L’objectivité contextuelle amène-t-elle un amoindrissement de la réalité du Réel ? Sans doute, si l’on estime que le Réel doit être objectivé dans sa totalité. Mais plus qu’un amoindrissement – qui pourrait à nouveau ramener à la subjectivité –  elle amène surtout une forme de « sectorisation » du Réel, car elle n’en autorise qu’une connaissance partielle, limitée dans l’espace et dans le temps à la fois. La contextualité parfois ne produit qu’un instantané éphémère comme ceux que donnent à voir les images de collisions entre particules ou comme le provoque tout changement de contexte dans le cadre de la Mécanique Quantique. Mais la déformation du Réel par sa contextualité, liée à la partialité de nos capacités de connaissance, ne change en rien le fait que c’est bien du Réel-1 qu’on parle, et que tout événement fugace enregistré reste bien un événement se situant dans le cadre du Réel-1.
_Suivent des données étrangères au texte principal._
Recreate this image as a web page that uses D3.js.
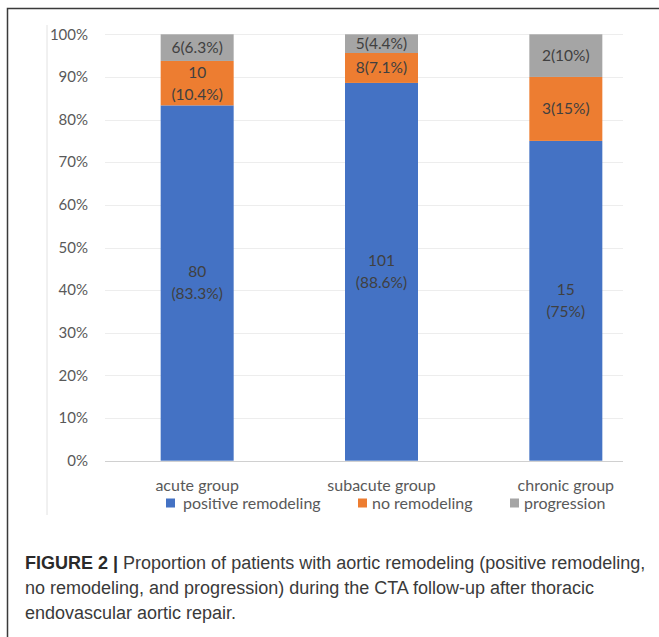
<!DOCTYPE html>
<html>
<head>
<meta charset="utf-8">
<script src="https://cdn.jsdelivr.net/npm/d3@7"></script>
<style>
  body { margin: 0; background: #fff; }
  svg { display: block; }
</style>
</head>
<body>
<div id="chart"></div>
<script>
// categories and series (counts per group)
const groups = ["acute group", "subacute group", "chronic group"];
const seriesNames = ["positive remodeling", "no remodeling", "progression"];
const positive = [80, 101, 15];
const noRemodel = [10, 8, 3];
const progression = [6, 5, 2];
// percentage text as printed on the figure
const positivePct = ["83.3%", "88.6%", "75%"];
const noRemodelPct = ["10.4%", "7.1%", "15%"];
const progressionPct = ["6.3%", "4.4%", "10%"];
const yTicks = [0, 0.1, 0.2, 0.3, 0.4, 0.5, 0.6, 0.7, 0.8, 0.9, 1];
const captionBold = "FIGURE 2 |";
const captionLines = [
  " Proportion of patients with aortic remodeling (positive remodeling,",
  "no remodeling, and progression) during the CTA follow-up after thoracic",
  "endovascular aortic repair."
];

const colors = ["#4472C4", "#ED7D31", "#A5A5A5"];
const width = 659, height = 637;

const svg = d3.select("#chart").append("svg")
    .attr("width", width)
    .attr("height", height)
    .attr("viewBox", [0, 0, width, height]);

// outer figure frame (runs off the right and bottom edge)
svg.append("rect")
    .attr("x", 7.5).attr("y", 8.5)
    .attr("width", 800).attr("height", 800)
    .attr("fill", "none")
    .attr("stroke", "#3a3a3a")
    .attr("stroke-width", 1.5);

// faint chart-area edge
svg.append("line")
    .attr("x1", 47).attr("x2", 47)
    .attr("y1", 25).attr("y2", 515)
    .attr("stroke", "#e2e2e2");

// build table
const table = groups.map((g, i) => ({
  group: g,
  total: positive[i] + noRemodel[i] + progression[i],
  counts: [positive[i], noRemodel[i], progression[i]],
  pcts: [positivePct[i], noRemodelPct[i], progressionPct[i]]
}));

const rows = table.map(d => {
  const o = { group: d.group };
  seriesNames.forEach((s, k) => { o[s] = d.counts[k] / d.total; });
  return o;
});

const stack = d3.stack().keys(seriesNames);
const series = stack(rows);

const x = d3.scaleBand()
    .domain(groups)
    .range([105, 658])
    .paddingInner(0.604)
    .paddingOuter(0.302);

const y = d3.scaleLinear()
    .domain([0, 1])
    .range([460.7, 34.3]);

const gridRight = 623;

// gridlines
svg.append("g")
  .selectAll("line")
  .data(yTicks)
  .join("line")
    .attr("x1", 105).attr("x2", gridRight)
    .attr("y1", d => Math.round(y(d)) + 0.5)
    .attr("y2", d => Math.round(y(d)) + 0.5)
    .attr("stroke", d => d === 0 ? "#d0d0d0" : "#ededed")
    .attr("stroke-width", d => d === 0 ? 1.2 : 1);

// y axis labels
svg.append("g")
  .selectAll("text")
  .data(yTicks)
  .join("text")
    .attr("x", 88)
    .attr("y", d => y(d))
    .attr("dy", "0.35em")
    .attr("text-anchor", "end")
    .attr("fill", "#595959")
    .style("font-family", "Lato, sans-serif")
    .style("font-size", "15px")
    .text(d3.format(".0%"));

// bars
const layers = svg.append("g")
  .selectAll("g")
  .data(series)
  .join("g")
    .attr("fill", (d, i) => colors[i]);

layers.selectAll("rect")
  .data(d => d)
  .join("rect")
    .attr("x", d => x(d.data.group))
    .attr("y", d => y(d[1]))
    .attr("width", x.bandwidth())
    .attr("height", d => y(d[0]) - y(d[1]));

// data labels
const labelData = [];
series.forEach((s, k) => {
  s.forEach((d, i) => {
    const c = table[i].counts[k];
    const p = table[i].pcts[k];
    // two-line labels where the segment is tall enough or as in the figure
    const twoLine = k === 0 || (k === 1 && i === 0);
    labelData.push({
      cx: x(d.data.group) + x.bandwidth() / 2,
      cy: (y(d[0]) + y(d[1])) / 2,
      lines: twoLine ? [String(c), "(" + p + ")"] : [c + "(" + p + ")"]
    });
  });
});

const labels = svg.append("g")
  .selectAll("text")
  .data(labelData)
  .join("text")
    .attr("x", d => d.cx)
    .attr("y", d => d.cy)
    .attr("text-anchor", "middle")
    .attr("fill", "#404040")
    .style("font-family", "Lato, sans-serif")
    .style("font-size", "15.5px");

labels.each(function(d) {
  const t = d3.select(this);
  const lh = 22;
  const start = -(d.lines.length - 1) * lh / 2;
  d.lines.forEach((ln, j) => {
    t.append("tspan")
      .attr("x", d.cx)
      .attr("y", d.cy + start + j * lh)
      .attr("dy", "0.35em")
      .text(ln);
  });
});

// category labels
svg.append("g")
  .selectAll("text")
  .data(groups)
  .join("text")
    .attr("x", d => x(d) + x.bandwidth() / 2)
    .attr("y", 485)
    .attr("dy", "0.35em")
    .attr("text-anchor", "middle")
    .attr("fill", "#595959")
    .style("font-family", "Lato, sans-serif")
    .style("font-size", "16px")
    .text(d => d);

// legend
const legendX = [166, 358, 510];
const legend = svg.append("g")
  .selectAll("g")
  .data(seriesNames)
  .join("g")
    .attr("transform", (d, i) => `translate(${legendX[i]},503)`);

legend.append("rect")
    .attr("x", 0).attr("y", -4.5)
    .attr("width", 9).attr("height", 9)
    .attr("fill", (d, i) => colors[i]);

legend.append("text")
    .attr("x", (d, i) => i === 0 ? 17 : 14)
    .attr("y", 0)
    .attr("dy", "0.35em")
    .attr("fill", "#595959")
    .style("font-family", "Lato, sans-serif")
    .style("font-size", "16px")
    .text(d => d);

// caption
const cap = svg.append("g")
    .style("font-family", "'Liberation Sans', Arial, sans-serif")
    .style("font-size", "18px")
    .attr("fill", "#3a3a3a");

const capBaselines = [569, 594, 619];
const first = cap.append("text")
    .attr("x", 25)
    .attr("y", capBaselines[0]);
first.append("tspan")
    .style("font-weight", "bold")
    .attr("fill", "#2a2a2a")
    .text(captionBold);
first.append("tspan")
    .text(captionLines[0]);

captionLines.slice(1).forEach((ln, i) => {
  cap.append("text")
    .attr("x", 25)
    .attr("y", capBaselines[i + 1])
    .text(ln);
});
</script>
</body>
</html>
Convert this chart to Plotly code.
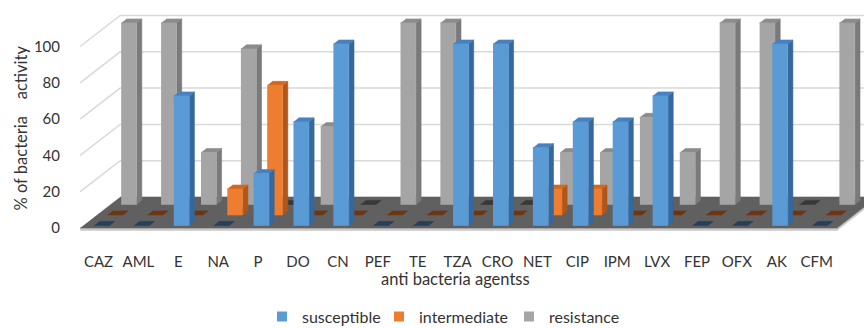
import plotly.graph_objects as go

# ---------------- data ----------------
categories = ["CAZ", "AML", "E", "NA", "P", "DO", "CN", "PEF", "TE", "TZA",
              "CRO", "NET", "CIP", "IPM", "LVX", "FEP", "OFX", "AK", "CFM"]
susceptible = [0, 0, 71.4, 0, 28.6, 57.1, 100, 0, 0, 100,
               100, 42.9, 57.1, 57.1, 71.4, 0, 0, 100, 0]
intermediate = [0, 0, 0, 14.3, 71.4, 0, 0, 0, 0, 0,
                0, 14.3, 14.3, 0, 0, 0, 0, 0, 0]
resistance = [100, 100, 28.6, 85.7, 0, 42.9, 0, 100, 100, 0,
              0, 28.6, 28.6, 48, 28.6, 100, 100, 0, 100]
y_tick_values = [0, 20, 40, 60, 80, 100]
series_names = ["susceptible", "intermediate", "resistance"]

# ---------------- styling / pseudo-3D geometry ----------------
PX_CAT = 39.9            # px per category
PX_VAL = 1.815           # px per value unit
DEPTH_DX = 40 / PX_CAT   # x shift (category units) per unit depth
DEPTH_DY = 31 / PX_VAL   # y shift (value units) per unit depth
ROW_W = {"susceptible": 0.08, "intermediate": 0.42, "resistance": 0.76}
BAR_D = 0.13
HALF_W = 7.7 / PX_CAT
FLOOR_L, FLOOR_R = -0.46, 18.51
FLOOR_T = 2.5 / PX_VAL

STYLE = {
    "susceptible": dict(front="#5B9BD5", side="#35689C", top="#4682C0", zero="#253F5C"),
    "intermediate": dict(front="#ED7D31", side="#B0561A", top="#D2681F", zero="#6E3512"),
    "resistance": dict(front="#A5A5A5", side="#7A7A7A", top="#8C8C8C", zero="#383838"),
}
FONT = "Lato, 'Open Sans', sans-serif"
TEXT_COLOR = "#333333"
LEGEND_TEXT_PX = {"susceptible": 302, "intermediate": 419, "resistance": 549}

# plot area / axis ranges (px layout)
L_M, R_M, T_M, B_M = 78, 0, 6, 86
W, H = 864, 328
X0_PX, V0_PY = 98.5, 228.0
x_range = [(L_M - X0_PX) / PX_CAT, (W - R_M - X0_PX) / PX_CAT]
y_range = [(V0_PY - (H - B_M)) / PX_VAL, (V0_PY - T_M) / PX_VAL]
plot_w, plot_h = W - L_M - R_M, H - T_M - B_M


def px_to_paper_x(px):
    return (px - L_M) / plot_w


def py_to_paper_y(py):
    return ((H - B_M) - py) / plot_h


def proj(u, w, v):
    return u + DEPTH_DX * w, v + DEPTH_DY * w


def poly(xs, ys, pts):
    for p in pts:
        xs.append(p[0]); ys.append(p[1])
    xs.append(None); ys.append(None)


fig = go.Figure()

def add_poly_trace(xs, ys, color, group=None):
    fig.add_trace(go.Scatter(x=xs, y=ys, fill="toself", fillcolor=color, mode="lines",
                             line=dict(width=0.6, color=color), hoverinfo="skip",
                             showlegend=False, legendgroup=group))

# floor
fx, fy = [], []
poly(fx, fy, [proj(FLOOR_L, 0, 0), proj(FLOOR_R, 0, 0), proj(FLOOR_R, 1, 0), proj(FLOOR_L, 1, 0)])
ex, ey = [], []
poly(ex, ey, [proj(FLOOR_L, 0, 0), proj(FLOOR_R, 0, 0), proj(FLOOR_R, 0, -FLOOR_T), proj(FLOOR_L, 0, -FLOOR_T)])
poly(ex, ey, [proj(FLOOR_R, 0, 0), proj(FLOOR_R, 1, 0), proj(FLOOR_R, 1, -FLOOR_T), proj(FLOOR_R, 0, -FLOOR_T)])
add_poly_trace(ex, ey, "#C9C9C9")
add_poly_trace(fx, fy, "#606060")

# wall gridlines
gx, gy = [], []
for v in y_tick_values[1:]:
    a = proj(FLOOR_L, 0, v); b = proj(FLOOR_L, 1, v)
    gx += [a[0], b[0], x_range[1] + 1, None]
    gy += [a[1], b[1], b[1], None]
fig.add_trace(go.Scatter(x=gx, y=gy, mode="lines", line=dict(color="#D9D9D9", width=1.5),
                         hoverinfo="skip", showlegend=False))

data = {"susceptible": susceptible, "intermediate": intermediate, "resistance": resistance}

for name in ["resistance", "intermediate", "susceptible"]:
    vals = data[name]
    wf = ROW_W[name]
    st = STYLE[name]
    frx, fry, sdx, sdy, tpx, tpy, zx, zy = [], [], [], [], [], [], [], []
    for i, v in enumerate(vals):
        l, r = i - HALF_W, i + HALF_W
        if v > 0:
            poly(frx, fry, [proj(l, wf, 0), proj(r, wf, 0), proj(r, wf, v), proj(l, wf, v)])
            poly(sdx, sdy, [proj(r, wf, 0), proj(r, wf + BAR_D, 0), proj(r, wf + BAR_D, v), proj(r, wf, v)])
            poly(tpx, tpy, [proj(l, wf, v), proj(r, wf, v), proj(r, wf + BAR_D, v), proj(l, wf + BAR_D, v)])
        else:
            poly(zx, zy, [proj(l, wf, 0), proj(r, wf, 0), proj(r, wf + BAR_D, 0), proj(l, wf + BAR_D, 0)])
    add_poly_trace(zx, zy, st["zero"], name)
    add_poly_trace(sdx, sdy, st["side"], name)
    add_poly_trace(tpx, tpy, st["top"], name)
    add_poly_trace(frx, fry, st["front"], name)

# legend entries (one small legend per series, placed like the reference)
legend_ids = ["legend", "legend2", "legend3"]
legend_layouts = {}
for name, lid in zip(series_names, legend_ids):
    fig.add_trace(go.Scatter(x=[None], y=[None], mode="markers", name=name, legendgroup=name,
                             legend=lid,
                             marker=dict(symbol="square", size=10, color=STYLE[name]["front"])))
    legend_layouts[lid] = dict(orientation="h", x=px_to_paper_x(LEGEND_TEXT_PX[name] - 40),
                               y=py_to_paper_y(316.5), xanchor="left", yanchor="middle",
                               font=dict(size=16), bgcolor="rgba(0,0,0,0)", borderwidth=0)

fig.update_layout(
    width=W, height=H,
    margin=dict(l=L_M, r=R_M, t=T_M, b=B_M, autoexpand=False),
    paper_bgcolor="white", plot_bgcolor="white",
    font=dict(family=FONT, size=15, color=TEXT_COLOR),
    xaxis=dict(range=x_range, tickmode="array", tickvals=list(range(len(categories))),
               ticktext=categories, showgrid=False, zeroline=False, showline=False,
               ticks="outside", ticklen=6, tickcolor="rgba(0,0,0,0)", fixedrange=True),
    yaxis=dict(range=y_range, tickmode="array", tickvals=y_tick_values,
               showgrid=False, zeroline=False, showline=False,
               ticks="outside", ticklen=14, tickcolor="rgba(0,0,0,0)", fixedrange=True),
    showlegend=True,
    annotations=[
        dict(text="% of bacteria\u00a0\u00a0\u00a0 activity", textangle=-90, xref="paper", yref="paper",
             x=px_to_paper_x(20), y=py_to_paper_y(128.5), showarrow=False,
             xanchor="center", yanchor="middle", font=dict(size=16.5)),
        dict(text="anti bacteria agentss", xref="paper", yref="paper",
             x=px_to_paper_x(455), y=py_to_paper_y(279), showarrow=False,
             xanchor="center", yanchor="middle", font=dict(size=16.5)),
    ],
)
fig.update_layout(**legend_layouts)

fig.write_html("out.html", config={"displayModeBar": False},
               post_script="document.body.style.margin='0';"
                           "document.documentElement.style.overflow='hidden';")
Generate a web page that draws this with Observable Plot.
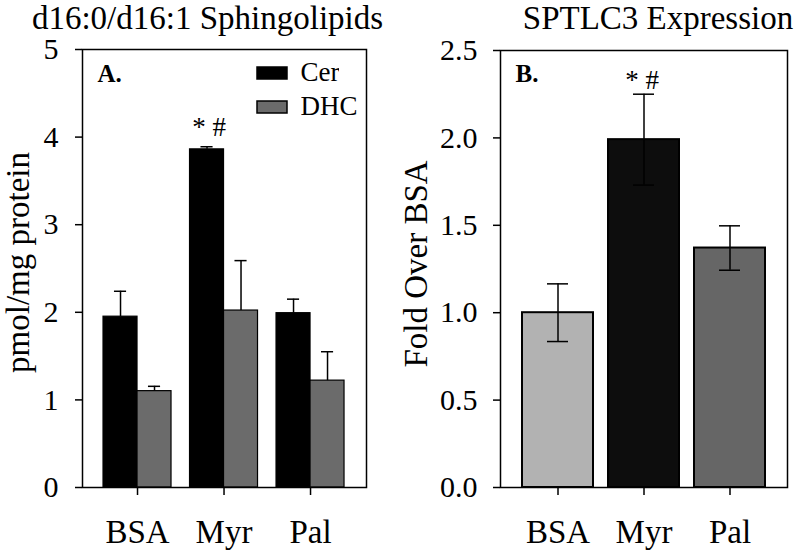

La prise en compte de l’objectivité contextuelle permet d’en accepter les limites et de les appliquer dans l’ensemble des champs des connaissances qui relèvent des sciences de la nature. A ce titre, elle devient universelle et permet d’acquérir des connaissances dans un niveau du réel, à partir de connaissances qui existent dans un autre niveau, permettant ainsi, par le jeu du déterminisme et de la probabilité, de contourner le problème phénoménologique posé par les changements de niveau (ex. comment décrire un rhume ? par le virus – certain – qui le cause ou par la maladie – probable – qui s’ensuit ?).

Plus important encore, seule l’objectivité contextuelle peut être une alternative rationnelle au dilemme entre l’objectivité absolue d’une part – celle qui a pour finalité de donner à voir le Réel en tant qu’absolu – et d’autre part un rejet de toute objectivité, réduisant la connaissance scientifique à la subjectivité (psychologique, sociale, culturelle) de ceux qui la pratiquent.

Retournons à Descartes et à son éloge du sens commun. Ce dernier est parfois une marque de santé intellectuelle. Et il nous dit bien que le Réel est totalement présent et partiellement connaissable. Il est complexe, parfois fugace, toujours en devenir. Mais notre appareil mental ne peut qu’en dégager quelques clichés ; seules des images figées nous sont disponibles – non pour vivre et respirer – mais pour connaître et énoncer des lois. Comme dit plus haut, nous n’avons pas accès au devenir et nous n’avons pas – nous n’aurons jamais – le « regard de Dieu » sur le monde.

Mais ceci ne signifie nullement qu’il faut jeter le bébé avec l’eau du bain. Grâce aux sciences de la nature, la connaissance du Réel n’a jamais été aussi grande, aussi approfondie. Le Réel-illusion, le Réel-fantasme, le Réel-construction pure, ne tiennent pas face aux dures réalités de l’existence. Le Réalisme n’est pas une théorie ou une idéologie, c’est tout simplement la constatation que l’unique manière constructive d’appréhender l’ontologie du Monde, reste celle qui consiste à penser qu’il existe, avec tous ses niveaux, toute sa complexité… et toutes nos difficultés pour parvenir à le comprendre.